CLOSED FOR BUSINESS: Spruce Tree House in Mesa Verde National Park in Colorado has had to close to visitors because the clambering tourists and the ravages of weather are taking their toll.

BEARS EARS FATE IN THE BALANCE: A congressional bill touted as an alternative to the Bears Ears proposal, an intertribal request to designate nearly two million acres of land as a national monument in southeast Utah, moved forward from committee to the full House of Representatives. Committee Democrats, including ranking member Arizona Rep.
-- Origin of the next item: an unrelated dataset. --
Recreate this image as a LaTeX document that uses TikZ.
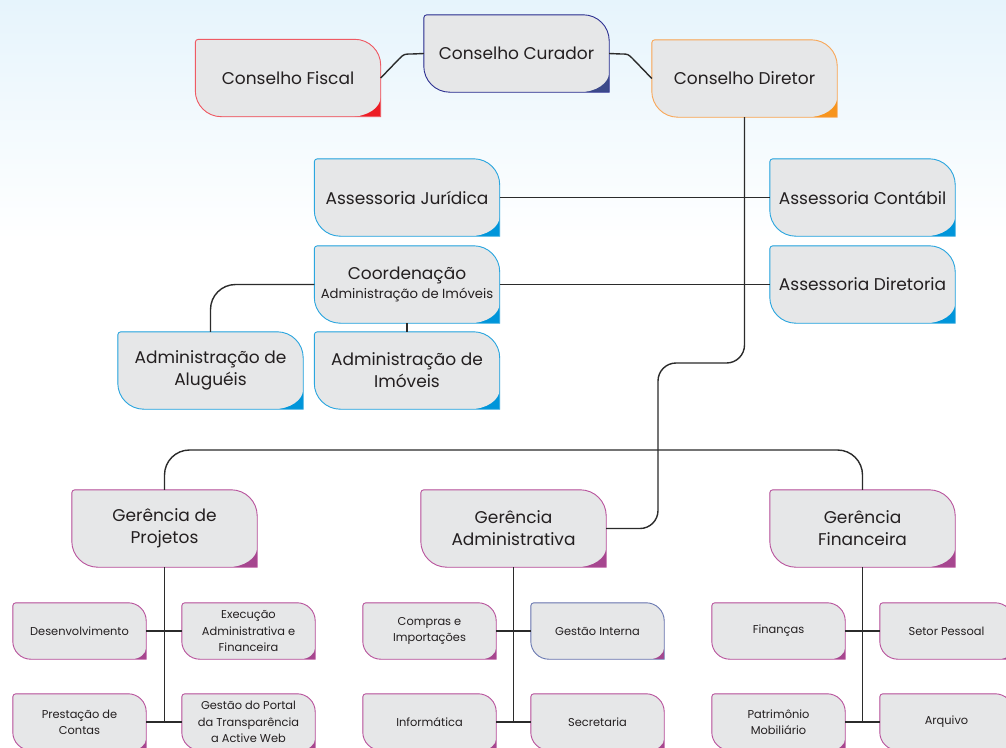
\documentclass[tikz,border=0pt]{standalone}
\usepackage{fontspec}
\setmainfont{Poppins}
\usetikzlibrary{calc}
\pgfdeclarelayer{bg}\pgfdeclarelayer{shp}\pgfsetlayers{bg,shp,main}
\definecolor{boxgray}{HTML}{E6E7E8}
\definecolor{txt}{HTML}{231F20}
\definecolor{redC}{HTML}{ED1C24}\definecolor{redB}{HTML}{EF5A64}
\definecolor{navyC}{HTML}{3C4A8A}\definecolor{navyB}{HTML}{2E3192}
\definecolor{orgC}{HTML}{F7941D}\definecolor{orgB}{HTML}{F9A85A}
\definecolor{bluC}{HTML}{0095DA}\definecolor{bluB}{HTML}{2BA6DF}
\definecolor{magC}{HTML}{A6468F}\definecolor{magB}{HTML}{B9559E}
\definecolor{slateB}{HTML}{6A7BB3}
\definecolor{bgtop}{HTML}{E6F4FC}
\definecolor{linec}{HTML}{2B2B2B}
% #1 node, #2 border colour, #3 corner colour, #4 big radius, #5 wedge width, #6 wedge height
\newcommand\boxshape[6]{%
\begin{pgfonlayer}{shp}
\fill[#3] let \p1=(#1.north west), \p2=(#1.south east) in
 (\x1,\y1-3pt) arc[start angle=180,end angle=90,radius=3pt] -- (\x2-#4pt,\y1)
 arc[start angle=90,end angle=0,radius=#4pt] -- (\x2,\y2) -- (\x1+#4pt,\y2)
 arc[start angle=270,end angle=180,radius=#4pt] -- cycle;
\fill[boxgray] let \p1=(#1.north west), \p2=(#1.south east) in
 (\x1,\y1-3pt) arc[start angle=180,end angle=90,radius=3pt] -- (\x2-#4pt,\y1)
 arc[start angle=90,end angle=0,radius=#4pt] -- (\x2,\y2+#6pt)
 arc[start angle=0,end angle=-90,x radius=#5pt,y radius=#6pt] -- (\x1+#4pt,\y2)
 arc[start angle=270,end angle=180,radius=#4pt] -- cycle;
\draw[#2,line width=0.9pt] let \p1=(#1.north west), \p2=(#1.south east) in
 (\x1,\y1-3pt) arc[start angle=180,end angle=90,radius=3pt] -- (\x2-#4pt,\y1)
 arc[start angle=90,end angle=0,radius=#4pt] -- (\x2,\y2) -- (\x1+#4pt,\y2)
 arc[start angle=270,end angle=180,radius=#4pt] -- cycle;
\end{pgfonlayer}}
\newcommand\bigshape[3]{\boxshape{#1}{#2}{#3}{26}{30}{20}}
\newcommand\smallshape[3]{\boxshape{#1}{#2}{#3}{18}{15}{12}}
\tikzset{
 bx/.style={inner sep=0pt,align=center,text=txt},
 bigbox/.style={bx,minimum width=185pt,minimum height=77pt,font=\fontsize{17}{22}\selectfont},
 smallbox/.style={bx,minimum width=133pt,minimum height=56pt,font=\fontsize{11.4}{16.3}\selectfont},
 conn/.style={draw=linec,line width=1.4pt},
}
\begin{document}
\begin{tikzpicture}[x=1pt,y=-1pt]
\useasboundingbox (0,0) rectangle (1006,747);
\clip (0,0) rectangle (1006,747);
\begin{pgfonlayer}{bg}
\fill[white] (0,0) rectangle (1006,747);
\shade[top color=bgtop,bottom color=white] (0,0) rectangle (1006,240);
\end{pgfonlayer}
% top level
\node[bigbox] (fiscal) at (288,78) {Conselho Fiscal};
\node[bigbox] (curador) at (516.5,53.5) {Conselho Curador};
\node[bigbox] (diretor) at (744.5,78.5) {Conselho Diretor};
\node[bigbox] (juridica) at (407,197.5) {Assessoria Jurídica};
\node[bigbox] (contabil) at (862.5,197.5) {Assessoria Contábil};
\node[bigbox] (coord) at (407,284.5) {Coordenação\\[-3pt]{\fontsize{13.2}{15}\selectfont Administração de Imóveis}};
\node[bigbox] (diretoria) at (862.5,284.5) {Assessoria Diretoria};
\node[bigbox] (aluguel) at (210.5,370.5) {Administração de\\Aluguéis};
\node[bigbox] (imoveis) at (407,370.5) {Administração de\\Imóveis};
\node[bigbox] (projetos) at (164.5,528.5) {Gerência de\\Projetos};
\node[bigbox] (admin) at (513.5,528.5) {Gerência\\Administrativa};
\node[bigbox] (financeira) at (862.5,528.5) {Gerência\\Financeira};
% small boxes
\node[smallbox] (desenv) at (79.5,631) {Desenvolvimento};
\node[smallbox] (exec) at (248.5,631) {Execução\\Administrativa e\\Financeira};
\node[smallbox] (prest) at (79.5,722) {Prestação de\\Contas};
\node[smallbox] (portal) at (248.5,722) {Gestão do Portal\\da Transparência\\a Active Web};
\node[smallbox] (compras) at (429.5,631) {Compras e\\Importações};
\node[smallbox] (gestao) at (597.5,631) {Gestão Interna};
\node[smallbox] (info) at (429.5,722) {Informática};
\node[smallbox] (secret) at (597.5,722) {Secretaria};
\node[smallbox] (financas) at (778.5,631) {Finanças};
\node[smallbox] (setor) at (946.5,631) {Setor Pessoal};
\node[smallbox] (patrim) at (778.5,722) {Patrimônio\\Mobiliário};
\node[smallbox] (arquivo) at (946.5,722) {Arquivo};
% shapes
\bigshape{fiscal}{redB}{redC}
\bigshape{curador}{navyB}{navyC}
\bigshape{diretor}{orgB}{orgC}
\bigshape{juridica}{bluB}{bluC}
\bigshape{contabil}{bluB}{bluC}
\bigshape{coord}{bluB}{bluC}
\bigshape{diretoria}{bluB}{bluC}
\bigshape{aluguel}{bluB}{bluC}
\bigshape{imoveis}{bluB}{bluC}
\bigshape{projetos}{magB}{magC}
\bigshape{admin}{magB}{magC}
\bigshape{financeira}{magB}{magC}
\smallshape{desenv}{magB}{magC}
\smallshape{exec}{magB}{magC}
\smallshape{prest}{magB}{magC}
\smallshape{portal}{magB}{magC}
\smallshape{compras}{magB}{magC}
\smallshape{gestao}{slateB}{magC}
\smallshape{info}{magB}{magC}
\smallshape{secret}{magB}{magC}
\smallshape{financas}{magB}{magC}
\smallshape{setor}{magB}{magC}
\smallshape{patrim}{magB}{magC}
\smallshape{arquivo}{magB}{magC}
% connectors
\coordinate (c1) at (399,59);
\coordinate (c2) at (412,54);
\draw[conn] (fiscal.east) -- (c1) .. controls (404,54) .. (c2) -- (curador.west);
\coordinate (c3) at (621,54);
\coordinate (c4) at (633,59);
\draw[conn] (curador.east) -- (c3) .. controls (628,54) .. (c4) -- (diretor.west);
\coordinate (turn1) at (658,363);
\draw[conn,rounded corners=18pt] (diretor.south) |- (turn1) |- (admin.east);
\draw[conn] (juridica.east) -- (contabil.west);
\draw[conn] (coord.east) -- (diretoria.west);
\draw[conn,rounded corners=25pt] (coord.west) -| (aluguel.north);
\draw[conn] (coord.south) -- (imoveis.north);
\coordinate (bar) at (862.5,450);
\draw[conn,rounded corners=25pt] (projetos.north) |- (bar) -- (financeira.north);
% sub trees
\coordinate (pj) at (164.5,722);
\coordinate (ad) at (513.5,722);
\coordinate (fi) at (862.5,722);
\draw[conn] (projetos.south) -- (pj);
\draw[conn] (admin.south) -- (ad);
\draw[conn] (financeira.south) -- (fi);
\draw[conn] (desenv.east) -- (exec.west);
\draw[conn] (prest.east) -- (portal.west);
\draw[conn] (compras.east) -- (gestao.west);
\draw[conn] (info.east) -- (secret.west);
\draw[conn] (financas.east) -- (setor.west);
\draw[conn] (patrim.east) -- (arquivo.west);
\end{tikzpicture}
\end{document}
Raul Grijalva, expressed several concerns with the bill, saying it did not contain a tribal consultation component or protect half a million acres identified by the tribes in their larger Bears Ears designation request.

BRISTOL BAY: The voices of indigenous communities fighting against Pebble Mine in Bristol Bay, Alaska, got an echo at the recent International Union for The Conservation of Nation World Conservation Congress in Honolulu, Hawaii. At the end of the summit, the IUCN decided to release a motion in support of protecting the bay and the indigenous communities living there.

SACRED SITES SAVED: In a stunning victory for nine Southern California indigenous nations, the California Coastal Commission rejected a permit to build a massive commercial and residential development in Newport Beach, California. The 400-acre property, known as the Banning Ranch, contains numerous sites considered sacred by the local Tonva and Acjachemen people, who know the land as Genga. The permit was rejected in a landslide 9–1 vote, ending a 20-year battle.

FORGIVENESS: Rick Williams, older brother of Seattle police shooting victim John T. Williams, took a recent opportunity to hug a Seattle Police officer.

FAREWELL: The family of worldwide indigenous languages lost another fluent speaker in the death of Doris Jean Lamar McLemore, considered the last fluent speaker of the Wichita language.